Elsewhere, the Transport Workers Union (TWU) this spring finally won a union election at the airline JetBlue through an effective campaign of stepped-up outreach and face-to-face organizing.
“This is a very prosperous time for everybody but, it seems, the workers, and collective action is the only way to level the playing field,” said JetBlue flight attendant and TWU member Lyndi Wade Howard. “If you really want to make sure that everybody’s taken care of, you have to unite, you have to be together, you have to work towards the same goals.”

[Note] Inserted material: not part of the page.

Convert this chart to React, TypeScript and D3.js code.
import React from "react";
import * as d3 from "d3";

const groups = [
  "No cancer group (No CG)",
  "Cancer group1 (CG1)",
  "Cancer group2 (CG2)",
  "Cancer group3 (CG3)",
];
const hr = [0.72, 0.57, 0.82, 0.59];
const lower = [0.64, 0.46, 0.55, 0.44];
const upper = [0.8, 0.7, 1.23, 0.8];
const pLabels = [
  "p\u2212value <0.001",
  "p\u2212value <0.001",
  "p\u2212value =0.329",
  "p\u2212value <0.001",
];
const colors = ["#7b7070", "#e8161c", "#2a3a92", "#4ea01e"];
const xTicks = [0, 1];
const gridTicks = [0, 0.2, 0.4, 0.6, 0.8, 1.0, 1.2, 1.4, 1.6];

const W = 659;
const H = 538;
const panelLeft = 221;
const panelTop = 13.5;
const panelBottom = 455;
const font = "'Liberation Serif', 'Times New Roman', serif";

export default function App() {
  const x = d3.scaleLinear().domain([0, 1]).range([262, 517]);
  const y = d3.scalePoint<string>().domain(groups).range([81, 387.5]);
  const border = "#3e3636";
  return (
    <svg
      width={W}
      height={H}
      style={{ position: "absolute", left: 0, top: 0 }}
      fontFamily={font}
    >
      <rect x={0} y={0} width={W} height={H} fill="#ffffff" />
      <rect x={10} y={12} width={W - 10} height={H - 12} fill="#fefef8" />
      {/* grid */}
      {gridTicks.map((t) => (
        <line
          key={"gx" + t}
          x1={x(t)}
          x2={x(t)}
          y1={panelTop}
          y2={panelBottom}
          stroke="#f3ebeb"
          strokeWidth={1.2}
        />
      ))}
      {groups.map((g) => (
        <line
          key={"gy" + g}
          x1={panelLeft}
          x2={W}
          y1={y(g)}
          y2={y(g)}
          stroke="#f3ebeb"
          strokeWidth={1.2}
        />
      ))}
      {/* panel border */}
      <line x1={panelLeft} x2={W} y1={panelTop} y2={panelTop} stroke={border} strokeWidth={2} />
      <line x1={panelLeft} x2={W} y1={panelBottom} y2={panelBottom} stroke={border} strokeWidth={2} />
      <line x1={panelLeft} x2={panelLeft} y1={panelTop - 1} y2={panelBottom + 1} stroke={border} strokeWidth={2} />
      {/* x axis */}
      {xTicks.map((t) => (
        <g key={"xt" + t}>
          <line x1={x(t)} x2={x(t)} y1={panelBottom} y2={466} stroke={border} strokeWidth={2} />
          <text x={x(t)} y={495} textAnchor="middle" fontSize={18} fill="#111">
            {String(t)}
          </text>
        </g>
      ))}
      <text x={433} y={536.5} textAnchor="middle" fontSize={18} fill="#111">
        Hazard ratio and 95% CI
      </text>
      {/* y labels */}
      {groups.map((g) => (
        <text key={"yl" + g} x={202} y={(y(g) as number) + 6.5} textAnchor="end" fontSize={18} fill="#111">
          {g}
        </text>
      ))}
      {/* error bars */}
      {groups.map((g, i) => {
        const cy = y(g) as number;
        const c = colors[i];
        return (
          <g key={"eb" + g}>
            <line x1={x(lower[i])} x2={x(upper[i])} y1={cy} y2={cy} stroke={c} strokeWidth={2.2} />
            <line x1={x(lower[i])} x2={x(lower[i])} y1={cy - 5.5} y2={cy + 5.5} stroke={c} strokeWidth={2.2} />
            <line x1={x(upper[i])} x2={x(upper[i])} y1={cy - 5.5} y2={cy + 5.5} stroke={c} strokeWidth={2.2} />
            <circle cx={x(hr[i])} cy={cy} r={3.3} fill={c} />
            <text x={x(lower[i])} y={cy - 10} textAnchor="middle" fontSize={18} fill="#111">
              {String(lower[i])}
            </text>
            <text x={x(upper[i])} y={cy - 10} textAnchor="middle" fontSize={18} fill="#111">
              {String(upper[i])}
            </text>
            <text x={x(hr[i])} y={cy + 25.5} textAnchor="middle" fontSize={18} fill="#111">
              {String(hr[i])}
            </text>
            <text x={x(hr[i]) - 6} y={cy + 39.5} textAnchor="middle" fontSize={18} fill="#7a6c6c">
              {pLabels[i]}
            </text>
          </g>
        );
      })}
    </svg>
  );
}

True, powerful and wealthy forces have been behind the decades-long attack on workers funded and fueled by a host of Right-wing activists, corporations and think tanks, and they remain poised to continue the assault.
But workers acting collectively are persisting and often prevailing. Another great example this year was the string of separate strikes by rank and file teachers in Arizona, Colorado, Kentucky, North Carolina, Oklahoma and West Virginia. In West Virginia, elementary school counselor Anna Simmons stressed the significance of collective action by school employees, whether or not they were members of a teachers union.
There, despite a contract settlement offer raising wages for teachers, the workers rejected the deal and continued their walkout until all public-sector workers were offered the same pay increase.
“If we all are together and we’re all unified and we’re all in solidarity on these issues we can make tremendous impact on the lives of ourselves, of our future generation and as a nation,” Simmons said.
Neither a newsie nor a public employee, of course, 19th century Native American leader Sitting Bull is quoted as offering a profound lesson in solidarity: “As individual fingers we can easily be broken, but together we make a mighty fist.”